The report is available here as a PDF (4MB)
“A report commissioned on behalf of a cross-party group of British MPs authored by a former UK government advisor, the first of its kind, says that industrial civilisation is currently on track to experience “an eventual collapse of production and living standards” in the next few decades if business-as-usual continues.
The report published by the new All-Party Parliamentary Group (APPG) on Limits to Growth, which launched in the House of Commons on Tuesday evening, reviews the scientific merits of a controversial 1972 model by a team of MIT scientists, which forecasted a possible collapse of civilisation due to resource depletion.
The report launch at the House of Commons was addressed by Anders Wijkman, co-chair of the Club of Rome, which originally commissioned the MIT study.
At the time, the MIT team’s findings had been widely criticised in the media for being alarmist. To this day, it is often believed that the ‘limits to growth’ forecasts were dramatically wrong.
But the new report by the APPG on Limits to Growth, whose members consist of Conservative, Labour, Green and Scottish National Party members of parliament, reviews the scientific literature and finds that the original model remains surprisingly robust.
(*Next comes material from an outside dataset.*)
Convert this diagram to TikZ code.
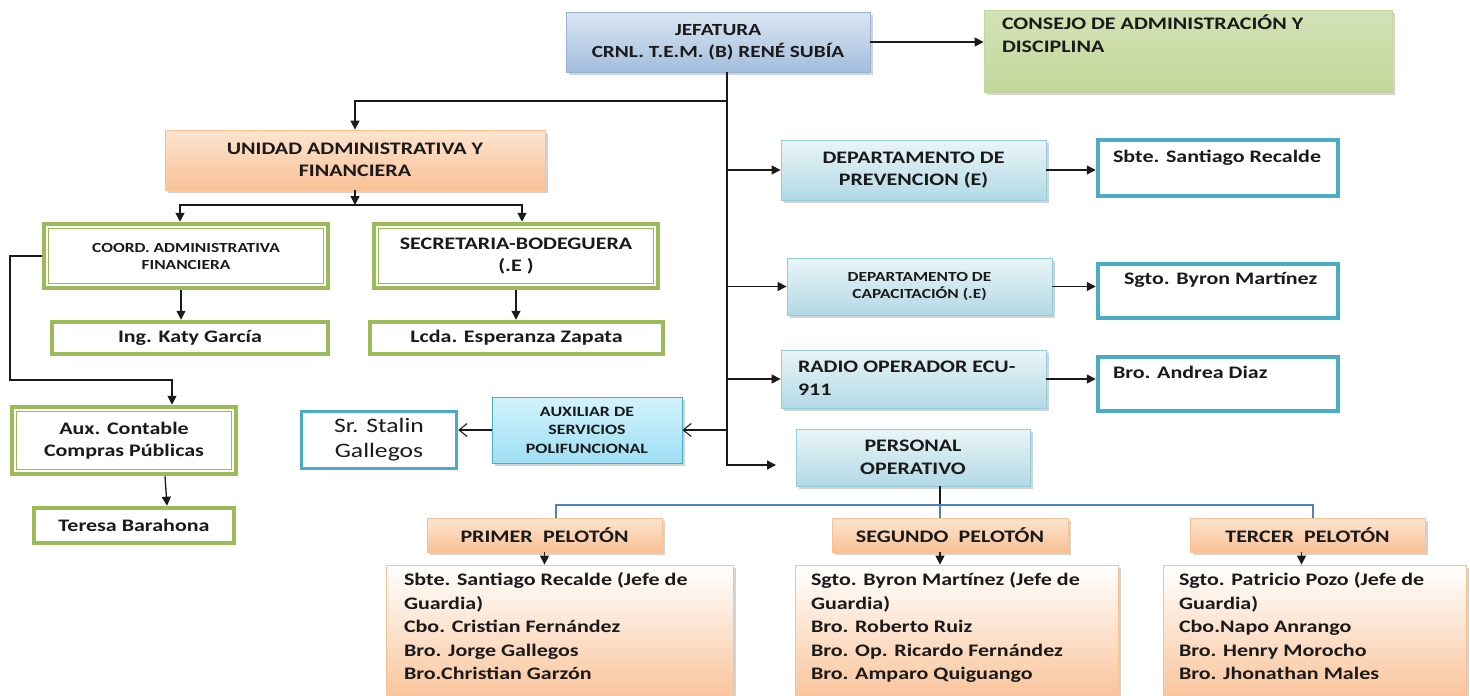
\documentclass[tikz,border=0pt]{standalone}
\usepackage{fontspec}
\setmainfont{Carlito}[FakeStretch=1.25]
\usetikzlibrary{arrows.meta,shadows,calc}
\definecolor{jefT}{HTML}{DCE6F2}
\definecolor{jefB}{HTML}{A3BDDD}
\definecolor{jefD}{HTML}{95B3D7}
\definecolor{depT}{HTML}{EAF5F8}
\definecolor{depB}{HTML}{B2D9E5}
\definecolor{depD}{HTML}{93CDDD}
\definecolor{auxT}{HTML}{D3F3FD}
\definecolor{auxB}{HTML}{9EDFF5}
\definecolor{auxD}{HTML}{4BACC6}
\definecolor{orT}{HTML}{FDE4D0}
\definecolor{orB}{HTML}{F9C196}
\definecolor{orD}{HTML}{FAC090}
\definecolor{grT}{HTML}{D3E2B6}
\definecolor{grM}{HTML}{EBF1DE}
\definecolor{grB}{HTML}{C3D69B}
\definecolor{grD}{HTML}{C3D69B}
\definecolor{greenA}{HTML}{9BBB59}
\definecolor{tealA}{HTML}{4BACC6}
\definecolor{busC}{HTML}{4F81BD}
\definecolor{ink}{HTML}{1A1A1A}
\newcommand\myfA{\bfseries\fontsize{17.6}{22.5}\selectfont}
\newcommand\myfJ{\bfseries\fontsize{17}{22}\selectfont}
\newcommand\myfS{\bfseries\fontsize{13.9}{17}\selectfont}
\newcommand\myfX{\bfseries\fontsize{14.3}{18.5}\selectfont}
\newcommand\myfR{\mdseries\fontsize{20.5}{25}\selectfont}
\newcommand\myfM{\bfseries\fontsize{17.6}{23.5}\selectfont}
\newcommand\tlbox[5]{\parbox[c][#2][t]{#1}{\raggedright\leftskip=#3\relax\rule{0pt}{#4}#5\par}}
\tikzset{
  box/.style={inner sep=0pt, align=center, text=ink, font=\myfA},
  tlb/.style={inner sep=0pt, text=ink, font=\myfA},
  shad/.style={drop shadow={shadow xshift=2.5pt,shadow yshift=-2.5pt,opacity=.35}},
  jefbox/.style={box, shad, draw=jefD, line width=.8pt, top color=jefT, bottom color=jefB, font=\myfJ},
  depbox/.style={box, shad, draw=depD, line width=.8pt, top color=depT, bottom color=depB},
  auxbox/.style={box, shad, draw=auxD, line width=.8pt, top color=auxT, bottom color=auxB, font=\myfX},
  orbox/.style={box, shad, draw=orD, line width=.8pt, top color=orT, bottom color=orB},
  membox/.style={tlb, shad, draw=orD, line width=.8pt, top color=white, bottom color=orB, font=\myfM},
  conbox/.style={tlb, shad, draw=grD, line width=.8pt, top color=grT, middle color=grM, bottom color=grB},
  gbox/.style={box, draw=greenA, line width=4.5pt, fill=white},
  gdbox/.style={gbox, path picture={\draw[greenA, line width=.9pt]
      ([shift={(4.5pt,-4.5pt)}]path picture bounding box.north west) rectangle
      ([shift={(-4.5pt,4.5pt)}]path picture bounding box.south east);}},
  tbox/.style={tlb, draw=tealA, line width=4.5pt, fill=white},
  conn/.style={draw=ink, line width=1.3pt},
  arr/.style={conn, -{Triangle[length=9pt,width=9pt]}},
  oarr/.style={conn, line width=1.1pt, -{Straight Barb[length=8pt,width=13pt]}},
  busline/.style={draw=busC, line width=1.3pt},
}
\begin{document}
\begin{tikzpicture}[x=1pt,y=-1pt]
\useasboundingbox (0,0) rectangle (1470,696);
% top
\node[jefbox, minimum width=304pt, minimum height=60pt] (jef) at (718,42) {JEFATURA\\CRNL. T.E.M. (B) RENÉ SUBÍA};
\node[conbox] (con) at (1188,51) {\tlbox{408pt}{82pt}{18pt}{19.5pt}{CONSEJO DE ADMINISTRACIÓN Y\\DISCIPLINA}};
% left branch
\node[orbox, minimum width=380pt, minimum height=60pt] (uni) at (355,160) {UNIDAD ADMINISTRATIVA Y\\FINANCIERA};
\node[gdbox, minimum width=284pt, minimum height=64pt, font=\myfS] (coord) at (186,256) {COORD. ADMINISTRATIVA\\FINANCIERA};
\node[gdbox, minimum width=284pt, minimum height=64pt] (secr) at (516,256) {SECRETARIA-BODEGUERA\\(.E )};
\node[gbox, minimum width=276pt, minimum height=32pt] (katy) at (190,338) {Ing. Katy García};
\node[gbox, minimum width=293pt, minimum height=32pt] (lcda) at (516.5,338) {Lcda. Esperanza Zapata};
\node[gdbox, minimum width=224pt, minimum height=67pt] (auxc) at (124,440.5) {Aux. Contable\\Compras Públicas};
\node[gbox, minimum width=200pt, minimum height=35pt] (ter) at (134,525.5) {Teresa Barahona};
% right branch
\node[depbox, minimum width=265pt, minimum height=60pt] (dprev) at (913.5,170) {DEPARTAMENTO DE\\PREVENCION (E)};
\node[tbox] (sbte) at (1218,168) {\tlbox{240pt}{56pt}{15pt}{22pt}{Sbte. Santiago Recalde}};
\node[depbox, minimum width=265pt, minimum height=57pt, font=\myfS] (dcap) at (919.5,286.5) {DEPARTAMENTO DE\\CAPACITACIÓN (.E)};
\node[tbox] (sgto) at (1218,291) {\tlbox{240pt}{54pt}{26pt}{20pt}{Sgto. Byron Martínez}};
\node[depbox, tlb] (radio) at (913.5,379) {\tlbox{265pt}{58pt}{17pt}{22.5pt}{RADIO OPERADOR ECU-\\911}};
\node[tbox] (bro) at (1218,384) {\tlbox{240pt}{54pt}{15pt}{21pt}{Bro. Andrea Diaz}};
\node[auxbox, minimum width=190pt, minimum height=66pt] (auxs) at (587,430) {AUXILIAR DE\\SERVICIOS\\POLIFUNCIONAL};
\node[gbox, draw=tealA, line width=3.5pt, minimum width=155pt, minimum height=57pt, font=\myfR] (stal) at (379,440) {Sr. Stalin\\Gallegos};
\node[depbox, minimum width=234pt, minimum height=57pt] (pers) at (913,457.5) {PERSONAL\\OPERATIVO};
% platoons
\node[orbox, minimum width=235pt, minimum height=34pt] (p1) at (544.5,535) {PRIMER\hspace{.3em} PELOTÓN};
\node[orbox, minimum width=236pt, minimum height=34pt] (p2) at (950,535) {SEGUNDO\hspace{.3em} PELOTÓN};
\node[orbox, minimum width=235pt, minimum height=34pt] (p3) at (1307.5,535) {TERCER\hspace{.3em} PELOTÓN};
\node[membox] (m1) at (559.5,635) {\tlbox{347pt}{140pt}{18pt}{20.5pt}{Sbte. Santiago Recalde (Jefe de\\Guardia)\\Cbo. Cristian Fernández\\Bro. Jorge Gallegos\\Bro.Christian Garzón}};
\node[membox] (m2) at (956.5,635) {\tlbox{323pt}{140pt}{16pt}{20.5pt}{Sgto. Byron Martínez (Jefe de\\Guardia)\\Bro. Roberto Ruiz\\Bro. Op. Ricardo Fernández\\Bro. Amparo Quiguango}};
\node[membox] (m3) at (1314.5,635) {\tlbox{303pt}{140pt}{16pt}{20.5pt}{Sgto. Patricio Pozo (Jefe de\\Guardia)\\Cbo.Napo Anrango\\Bro. Henry Morocho\\Bro. Jhonathan Males}};
% connectors
\coordinate (tr) at (727,72);
\coordinate (ptip) at (776,465);
\coordinate (j1) at (727,101);
\coordinate (u1) at (355,205);
\coordinate (l1) at (10,380);
\coordinate (b1) at (556,505);
\coordinate (b2) at (940,505);
\coordinate (b3) at (1313,505);
\draw[arr] (tr) |- (ptip);
\draw[arr] (jef.east) -- (con.west |- jef.east);
\draw[arr] (j1) -| (uni.north);
\draw[arr] (uni.south) -- (uni.south |- u1);
\draw[arr] (u1) -| ([xshift=-6pt]coord.north);
\draw[arr] (u1) -| ([xshift=6pt]secr.north);
\draw[arr] ([xshift=-5pt]coord.south) -- ([xshift=-5pt]coord.south |- katy.north);
\draw[arr] (secr.south) -- (secr.south |- lcda.north);
\draw[arr] (coord.west) -| (l1) -| ([xshift=48pt]auxc.north);
\draw[arr] ([xshift=41pt]auxc.south) -- ([xshift=33pt]ter.north);
\draw[arr] (tr |- dprev.west) -- (dprev.west);
\draw[arr] (tr |- dcap.west) -- (dcap.west);
\draw[arr] (tr |- radio.west) -- (radio.west);
\draw[arr] (dprev.east) -- (sbte.west |- dprev.east);
\draw[arr] (dcap.east) -- (sgto.west |- dcap.east);
\draw[arr] (radio.east) -- (bro.west |- radio.east);
\draw[oarr] (tr |- auxs.east) -- (auxs.east);
\draw[oarr] (auxs.west) -- (stal.east |- auxs.west);
\draw[conn] (b2 |- pers.south) -- (b2);
\draw[busline] (b1 |- p1.north) -- (b1) -- (b3) -- (b3 |- p3.north);
\draw[busline] (b2) -- (b2 |- p2.north);
\draw[arr] (p1.south) -- (p1.south |- m1.north);
\draw[arr] (b2 |- p2.south) -- (b2 |- m2.north);
\draw[arr] ([xshift=-6pt]p3.south) -- ([xshift=-6pt]p3.south |- m3.north);
\end{tikzpicture}
\end{document}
Authored by Professor Tim Jackson of the University of Surrey, who was Economics Commissioner on the UK government’s Sustainable Development Commission, and former Carbon Brief policy analyst Robin Webster, the report concludes that:
“There is unsettling evidence that society is tracking the ‘standard run’ of the original study — which leads ultimately to collapse. Detailed and recent analyses suggest that production peaks for some key resources may only be decades away.”
The 1972 team used their system dynamics model of the consumption of key planetary resources to explore a range of different scenarios.
As Professor Jackson and Webster explain in the new APPG report:
“In the standard run scenario, natural resources (for example oil, iron and chromium) become harder and harder to obtain. The diversion of more and more capital to extracting them leaves less for investment in industry, leading to industrial decline starting in about 2015. Around 2030, the world population peaks and begins to decrease as the death rate is driven upwards by lack of food and health services.”
Not all the model’s scenarios result in this outcome, but the majority of them “show industrial output declining in the 2020s and population declining in the 2030s. The researchers didn’t put precise dates on their projections. In fact, they deliberately left the timeline somewhat vague.”